Friday, December 17, 2021

Adam, begotten son of God

 Luke and Scripture

The Function of Sacred Tradition in Luke-Acts

By Craig A. EvansJames A. Sanders · 2001


[According to Luke 3:38] just as God's breath/Spirit generated Adam, so it generated Jesus." If by virtue of this generation Jesus may be called "Son of God," then by the same token Adam may be called "son of God." 


Philo apparently followed the same line of reasoning; Adam received "his soul not from any other thing created but through the breath of God [empneusantos theou] imparting of his own power [dynamis] such measure as mortal nature could receive" (On the Virtues 37 §203).[1]


Because of this unique creation Philo is able to assert that Adam's "Father was no mortal but the eternal God, whose image [eikon] he was" (On the Virtues 37 §204).[2]


In a highly allegorical discussion of the ideal man, in part based on Adam, and the real meaning of the garden of Eden (Gen 2:8) Philo says, "For that man is the eldest son, whom the Father of all raised up, and elsewhere calls him his first-born, and indeed the son thus begotten followed the ways of his Father" (On the Confusion of the Languages 14 §63).[3]


In another passage he says: "But if there be any as yet unfit to be called 'son of God,' let him press to take his place under God's First-born, the Word, who holds eldership among the angels, their ruler as it were. And many names are his, for he is called, 'the Beginning,' Name of God,' Word,' and the 'Man after His Image [kat' eikona]' [Gen 1:27] " (On the Confusion of the Languages 28 §146).[4]
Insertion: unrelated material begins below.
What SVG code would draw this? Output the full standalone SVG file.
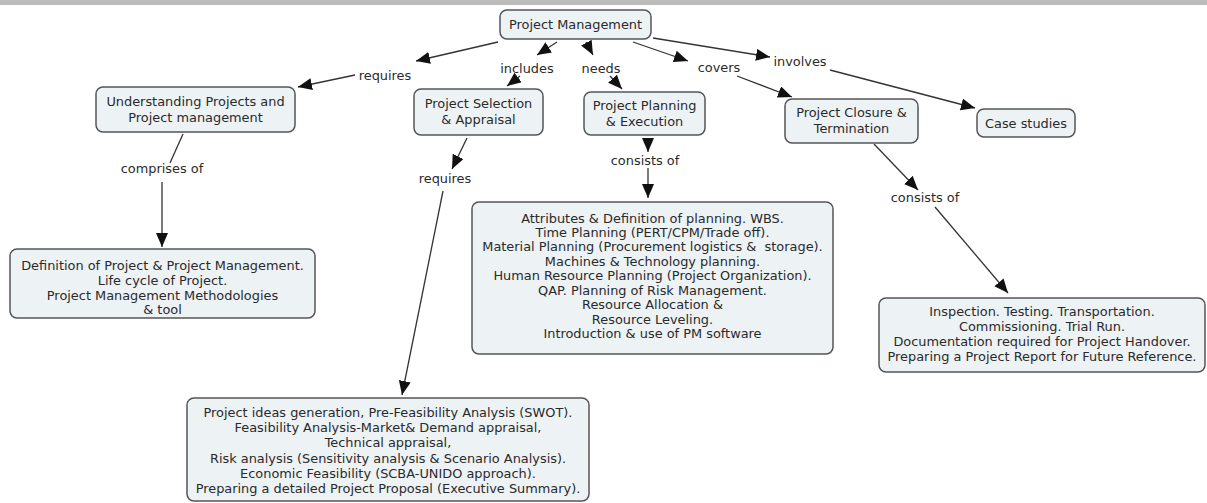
<svg xmlns="http://www.w3.org/2000/svg" width="1207" height="503" viewBox="0 0 1207 503">
<defs>
<marker id="ah" markerUnits="userSpaceOnUse" markerWidth="15" markerHeight="13" refX="14" refY="6" orient="auto">
<path d="M0,0 L14,6 L0,12 z" fill="#111"/>
</marker>
<style>
.n rect{fill:#edf2f5;stroke:#555;stroke-width:1.5}
text{font-family:"DejaVu Sans",Verdana,sans-serif;font-size:12.9px;fill:#2a2a2a;text-anchor:middle}
.c line{stroke:#333;stroke-width:1.3}
.a{marker-end:url(#ah)}
</style>
</defs>
<rect x="0" y="0" width="1207" height="5" fill="#bcbcbc"/>
<g class="c" id="connectors">
<line class="a" x1="498" y1="42" x2="416" y2="61"/>
<line class="a" x1="355" y1="75" x2="298" y2="87"/>
<line class="a" x1="557" y1="42" x2="537" y2="55"/>
<line class="a" x1="520" y1="76" x2="507" y2="86"/>
<line class="a" x1="586" y1="42" x2="593" y2="55"/>
<line class="a" x1="610" y1="76" x2="622" y2="89"/>
<line class="a" x1="633" y1="42" x2="688" y2="61"/>
<line class="a" x1="737" y1="76" x2="792" y2="97"/>
<line class="a" x1="653" y1="38" x2="770" y2="57"/>
<line class="a" x1="830" y1="70" x2="975" y2="108"/>
<line x1="183" y1="134" x2="170" y2="163"/>
<line class="a" x1="162" y1="182" x2="162" y2="247"/>
<line class="a" x1="467" y1="138" x2="452" y2="169"/>
<line class="a" x1="443" y1="191" x2="402" y2="395"/>
<line class="a" x1="648" y1="140" x2="648" y2="152"/>
<line class="a" x1="648" y1="168" x2="648" y2="198"/>
<line class="a" x1="874" y1="144" x2="918" y2="190"/>
<line class="a" x1="935" y1="207" x2="1008" y2="293"/>
</g>
<g id="labels">
<text x="385" y="80">requires</text>
<text x="527" y="73">includes</text>
<text x="601" y="73">needs</text>
<text x="719" y="72">covers</text>
<text x="800" y="66">involves</text>
<text x="162" y="173">comprises of</text>
<text x="445" y="183">requires</text>
<text x="645" y="165">consists of</text>
<text x="925" y="202">consists of</text>
</g>
<g class="n" id="pm">
<rect x="500" y="10" width="151" height="29" rx="7"/>
<text x="575.5" y="29">Project Management</text>
</g>
<g class="n" id="understanding">
<rect x="96" y="87" width="199" height="45" rx="7"/>
<text x="195.5" y="106">Understanding Projects and</text>
<text x="195.5" y="122">Project management</text>
</g>
<g class="n" id="selection">
<rect x="414" y="89" width="129" height="46" rx="7"/>
<text x="478.5" y="108">Project Selection</text>
<text x="478.5" y="124">&amp; Appraisal</text>
</g>
<g class="n" id="planning">
<rect x="584" y="92" width="121" height="43" rx="7"/>
<text x="644.5" y="110">Project Planning</text>
<text x="644.5" y="126">&amp; Execution</text>
</g>
<g class="n" id="closure">
<rect x="785" y="99" width="133" height="44" rx="7"/>
<text x="851.5" y="117">Project Closure &amp;</text>
<text x="851.5" y="133">Termination</text>
</g>
<g class="n" id="cases">
<rect x="977" y="109" width="98" height="28" rx="7"/>
<text x="1026" y="128">Case studies</text>
</g>
<g class="n" id="definition">
<rect x="10" y="249" width="305" height="69" rx="7"/>
<text x="162.5" y="270">Definition of Project &amp; Project Management.</text>
<text x="162.5" y="285">Life cycle of Project.</text>
<text x="162.5" y="300">Project Management Methodologies</text>
<text x="162.5" y="314">&amp; tool</text>
</g>
<g class="n" id="attributes">
<rect x="472" y="202" width="361" height="152" rx="7"/>
<text x="652.5" y="222.5">Attributes &amp; Definition of planning. WBS.</text>
<text x="652.5" y="237">Time Planning (PERT/CPM/Trade off).</text>
<text x="652.5" y="251" xml:space="preserve">Material Planning (Procurement logistics &amp;  storage).</text>
<text x="652.5" y="265.5">Machines &amp; Technology planning.</text>
<text x="652.5" y="280">Human Resource Planning (Project Organization).</text>
<text x="652.5" y="294.5">QAP. Planning of Risk Management.</text>
<text x="652.5" y="309">Resource Allocation &amp;</text>
<text x="652.5" y="323.5">Resource Leveling.</text>
<text x="652.5" y="338">Introduction &amp; use of PM software</text>
</g>
<g class="n" id="inspection">
<rect x="879" y="298" width="326" height="74" rx="7"/>
<text x="1042" y="316">Inspection. Testing. Transportation.</text>
<text x="1042" y="331">Commissioning. Trial Run.</text>
<text x="1042" y="346">Documentation required for Project Handover.</text>
<text x="1042" y="361">Preparing a Project Report for Future Reference.</text>
</g>
<g class="n" id="ideas">
<rect x="187" y="398" width="402" height="103" rx="7"/>
<text x="388" y="417">Project ideas generation, Pre-Feasibility Analysis (SWOT).</text>
<text x="388" y="432">Feasibility Analysis-Market&amp; Demand appraisal,</text>
<text x="388" y="447">Technical appraisal,</text>
<text x="388" y="463">Risk analysis (Sensitivity analysis &amp; Scenario Analysis).</text>
<text x="388" y="478">Economic Feasibility (SCBA-UNIDO approach).</text>
<text x="388" y="493">Preparing a detailed Project Proposal (Executive Summary).</text>
</g>
</svg>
In other words, Adam, the man created after God's image, is "son of God" and model for all others who aspire to qualify as "sons of God" (cf. On the Confusion of the Languages 28 § 147, "For if we have not yet become fit to be thought sons of God . . ."). 


[1] Translation based on F. H. Colson, Philo (LCL 7; Cambridge: Harvard University Press, 1939) 289. 

[2] Colson, Philo (LCL 7) 289. Neyrey (The Passion according to Luke, 168) cites these texts to demonstrate that Adam was "son of God" because of his righteousness. True, but it is significant that Philo links Adam's creation by the breath of God to God as Adam's Father. 

[3] Translation based on F. H. Colson and G. H. Whitaker, Philo (LCL 4; Cambridge: Harvard University Press, 1935) 45. 

[4] Translation based on Colson and Whitaker, Philo (LCL 4) 89, 91.